On the universe, we can make statements. First a simple one, to state that an element resides in some set. For example, to write that e resides in A, we write:

e \in A

A common statement is the union of A and B, which are all elements that reside in A, B or both. Formally:

A \cup B = \{ e, f, g, h, i, j, k \}

The intersection of A and B are all elements that reside both in A and in B, in our example only h. Formally:

A \cap B = \{ h \}

The difference of a set with some other set are all elements that are in the former, but not in the latter. For example, the difference of A with B are the elements e, f, and g. Formally we can write this in set theory as:

A \setminus B = \{ e, f, g \}

A subset is a set that fully resides in some other set. Consider for example sets B and D. Then, any element that resides in D, also resides in set B. Hence, D is a subset of B. There are two ways to write this formally. The first is in set theory:

D \subseteq B = \{ j, k \}

The second notation is in first-order logic: for all elements in the universe, it is true that if x is in D, then it is also in B. Formally:

\forall x \in \mathrm{U} : (x \in D) \implies (x \in B)
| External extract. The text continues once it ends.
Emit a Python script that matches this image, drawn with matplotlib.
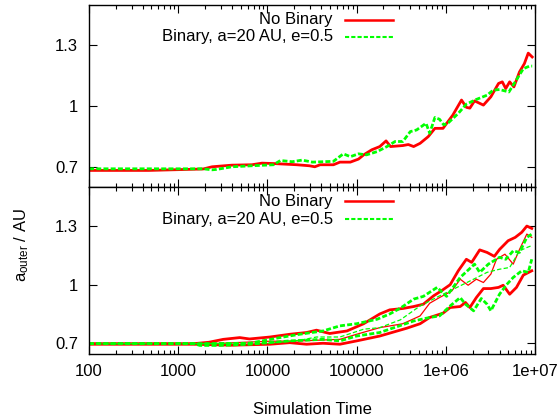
import matplotlib
matplotlib.use('Agg')
import matplotlib.pyplot as plt
from matplotlib.ticker import LogLocator, FixedLocator, NullFormatter

plt.rcParams['font.family'] = ['Liberation Sans', 'DejaVu Sans']
plt.rcParams['font.size'] = 12
plt.rcParams['mathtext.default'] = 'regular'

RED = '#ff0000'
GREEN = '#00ff00'

# ---- top panel: single runs ----
top_nb_t = [100, 470, 1900, 2400, 4000, 6700, 8700, 11700, 21400, 29500, 34000, 39000,
            55000, 65000, 85000, 105000, 120000, 148000, 182000, 214000, 240000, 330000,
            380000, 436000, 515000, 635000, 755000, 930000, 1.2e6, 1.5e6, 1.7e6, 1.86e6,
            2.1e6, 2.64e6, 3.2e6, 3.9e6, 4.3e6, 4.7e6, 5.2e6, 5.8e6, 6.7e6, 7.6e6, 8.4e6, 9.3e6]
top_nb_a = [0.682, 0.682, 0.689, 0.700, 0.708, 0.710, 0.718, 0.716, 0.710, 0.705, 0.700, 0.710,
            0.710, 0.723, 0.723, 0.738, 0.759, 0.784, 0.800, 0.828, 0.800, 0.805,
            0.810, 0.800, 0.816, 0.849, 0.890, 0.890, 0.956, 1.030, 0.994, 0.990,
            1.026, 1.005, 1.046, 1.112, 1.120, 1.087, 1.120, 1.095, 1.169, 1.210, 1.262, 1.243]

top_b_t = [100, 1900, 2400, 2700, 4000, 6700, 11700, 14000, 19000, 24500, 32000, 55000,
           71000, 85000, 105000, 129000, 170000, 219000, 270000, 330000, 400000, 470000,
           600000, 660000, 755000, 850000, 950000, 1.07e6, 1.38e6, 1.7e6, 2.2e6, 2.9e6,
           3.4e6, 4.0e6, 5.1e6, 6.0e6, 7.4e6, 8.7e6, 9.3e6]
top_b_a = [0.690, 0.690, 0.685, 0.687, 0.700, 0.705, 0.710, 0.731, 0.725, 0.733, 0.723, 0.727,
           0.764, 0.750, 0.764, 0.759, 0.775, 0.800, 0.825, 0.825, 0.874, 0.882,
           0.915, 0.866, 0.944, 0.935, 0.907, 0.918, 0.964, 1.010, 1.033, 1.054,
           1.079, 1.082, 1.070, 1.120, 1.185, 1.198, 1.198]

# ---- bottom panel: mean (thin) and spread (thick) ----
nb_hi_t = [100, 1500, 2200, 3200, 4900, 6300, 10700, 17800, 27500, 35500, 50000, 78000,
           120000, 182000, 235000, 330000, 436000, 560000, 730000, 890000, 1.12e6, 1.38e6,
           1.7e6, 1.95e6, 2.4e6, 2.9e6, 3.5e6, 4.0e6, 5.0e6, 6.0e6, 7.1e6, 8.1e6, 9.2e6]
nb_hi_a = [0.698, 0.698, 0.705, 0.720, 0.729, 0.722, 0.732, 0.746, 0.755, 0.767, 0.750, 0.763,
           0.800, 0.850, 0.871, 0.878, 0.888, 0.900, 0.943, 0.968, 1.000, 1.071,
           1.130, 1.114, 1.178, 1.165, 1.145, 1.180, 1.225, 1.242, 1.268, 1.300, 1.288]

nb_lo_t = [100, 1500, 4000, 10700, 17800, 27500, 42000, 65000, 100000, 182000, 365000,
           515000, 660000, 930000, 1.12e6, 1.45e6, 1.66e6, 1.86e6, 2.2e6, 2.64e6, 3.2e6,
           3.9e6, 4.4e6, 5.2e6, 6.2e6, 7.4e6, 9.2e6]
nb_lo_a = [0.695, 0.695, 0.690, 0.695, 0.703, 0.695, 0.700, 0.695, 0.712, 0.737, 0.777,
           0.800, 0.832, 0.854, 0.883, 0.888, 0.909, 0.883, 0.934, 0.980, 0.980,
           0.986, 0.997, 0.951, 0.986, 1.049, 1.071]

nb_mid_t = [100, 1500, 3000, 10000, 23000, 65000, 100000, 182000, 330000, 515000, 660000,
            850000, 1.17e6, 1.45e6, 1.78e6, 2.2e6, 2.64e6, 3.2e6, 3.7e6, 4.6e6, 5.7e6,
            6.7e6, 8.1e6, 9.2e6]
nb_mid_a = [0.698, 0.698, 0.700, 0.710, 0.712, 0.720, 0.746, 0.780, 0.800, 0.840, 0.905,
            0.934, 0.968, 1.028, 0.997, 1.028, 1.011, 1.054, 1.130, 1.156, 1.105,
            1.180, 1.259, 1.242]

b_hi_t = [100, 1500, 6300, 13800, 23000, 42000, 65000, 100000, 170000, 235000, 310000,
          436000, 560000, 800000, 1.02e6, 1.45e6, 2.1e6, 2.4e6, 3.0e6, 4.0e6, 4.7e6,
          5.7e6, 6.7e6, 8.1e6, 9.2e6]
b_hi_a = [0.698, 0.698, 0.700, 0.729, 0.746, 0.763, 0.789, 0.800, 0.823, 0.850, 0.880,
          0.926, 0.940, 0.986, 0.940, 1.037, 1.105, 1.063, 1.105, 1.140, 1.130,
          1.173, 1.165, 1.242, 1.259]

b_mid_t = [100, 1500, 10000, 23000, 35500, 65000, 120000, 182000, 310000, 515000, 830000,
           1.02e6, 1.45e6, 2.05e6, 2.9e6, 4.0e6, 5.2e6, 6.7e6, 8.1e6, 9.2e6]
b_mid_a = [0.698, 0.698, 0.700, 0.715, 0.732, 0.732, 0.772, 0.780, 0.820, 0.891, 0.940,
           0.960, 0.994, 1.028, 1.063, 1.079, 1.088, 1.173, 1.190, 1.200]

b_lo_t = [100, 1500, 1750, 2950, 6300, 17800, 42000, 65000, 100000, 182000, 436000,
          660000, 850000, 1.12e6, 1.45e6, 1.66e6, 2.05e6, 2.5e6, 2.9e6, 3.2e6, 4.0e6,
          4.8e6, 5.7e6, 7.1e6, 8.4e6, 9.2e6]
b_lo_a = [0.698, 0.698, 0.689, 0.689, 0.695, 0.712, 0.720, 0.712, 0.737, 0.755, 0.814,
          0.832, 0.840, 0.891, 0.934, 0.900, 0.866, 0.929, 0.900, 0.866, 0.951,
          1.000, 1.037, 1.071, 1.063, 1.130]

labels = ['No Binary', 'Binary, a=20 AU, e=0.5']
xticks = [100, 1000, 10000, 100000, 1e6, 1e7]
xticklabels = ['100', '1000', '10000', '100000', '1e+06', '1e+07']
yticks = [0.7, 1.0, 1.3]
yticklabels = ['0.7', '1', '1.3']

W, H = 558, 419
fig = plt.figure(figsize=(W / 100, H / 100), dpi=100)
ax_top = fig.add_axes([89 / W, 1 - 187 / H, 446 / W, 182 / H])
ax_bot = fig.add_axes([89 / W, 1 - 354 / H, 446 / W, 167 / H])

green_dash = (0, (1.8, 0.8))

ax_top.plot(top_nb_t, top_nb_a, color=RED, lw=2.0)
ax_top.plot(top_b_t, top_b_a, color=GREEN, lw=2.0, ls=green_dash)

ax_bot.plot(nb_hi_t, nb_hi_a, color=RED, lw=2.0)
ax_bot.plot(nb_lo_t, nb_lo_a, color=RED, lw=2.0)
ax_bot.plot(nb_mid_t, nb_mid_a, color=RED, lw=0.9)
ax_bot.plot(b_hi_t, b_hi_a, color=GREEN, lw=2.0, ls=green_dash)
ax_bot.plot(b_lo_t, b_lo_a, color=GREEN, lw=2.0, ls=green_dash)
ax_bot.plot(b_mid_t, b_mid_a, color=GREEN, lw=0.9, ls=(0, (3.5, 1.8)))

for ax, ylo, rows in [(ax_top, 0.6, (0.918, 0.825)), (ax_bot, 0.645, (0.915, 0.806))]:
    ax.set_xscale('log')
    ax.set_xlim(100, 1e7)
    ax.set_ylim(ylo, 1.5)
    ax.xaxis.set_major_locator(FixedLocator(xticks))
    ax.xaxis.set_minor_locator(LogLocator(base=10, subs=range(2, 10)))
    ax.xaxis.set_minor_formatter(NullFormatter())
    ax.set_yticks(yticks)
    ax.set_yticklabels(yticklabels)
    ax.tick_params(which='both', direction='in', top=True, right=True, width=0.8)
    ax.tick_params(which='major', length=6)
    ax.tick_params(which='minor', length=3)
    ax.tick_params(axis='y', pad=8)
    for s in ax.spines.values():
        s.set_linewidth(1.0)
    # gnuplot style key: right justified text then sample line
    ax.text(0.547, rows[0], labels[0], transform=ax.transAxes, ha='right', va='center')
    ax.text(0.547, rows[1], labels[1], transform=ax.transAxes, ha='right', va='center')
    ax.plot([0.574, 0.682], [rows[0], rows[0]], transform=ax.transAxes, color=RED, lw=1.8)
    ax.plot([0.574, 0.682], [rows[1], rows[1]], transform=ax.transAxes, color=GREEN,
            lw=1.5, ls=(0, (2, 1)))

ax_top.set_xticklabels([])
ax_bot.set_xticks(xticks)
ax_bot.set_xticklabels(xticklabels)
ax_bot.tick_params(axis='x', pad=7)
ax_bot.set_xlabel('Simulation Time', labelpad=17)

fig.text(22 / W, 1 - 245 / H, '$a_{outer}$ / AU', rotation=90, ha='center', va='center')

fig.savefig('out.png', dpi=100)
With first order logic, one can make all kinds of statements. For example, one can state that the intersection of A and B is not empty. To formalize this in first-order logic, we rewrite the statement into: there exists an element that is in both A and B. Which can be formalized as:

\exists x \in \mathrm{U} : (x \in A) \wedge (x \in B)

Similarly, we can state that the intersection of B and C is empty, by stating that no element exists that is in both:

\neg ( \exists x \in \mathrm{U} : (x \in B) \wedge (x \in C) )

By applying De Morgan, one can rewrite the statement:

\forall x \in \mathrm{U} : \neg ( (x \in B) \wedge (x \in C) )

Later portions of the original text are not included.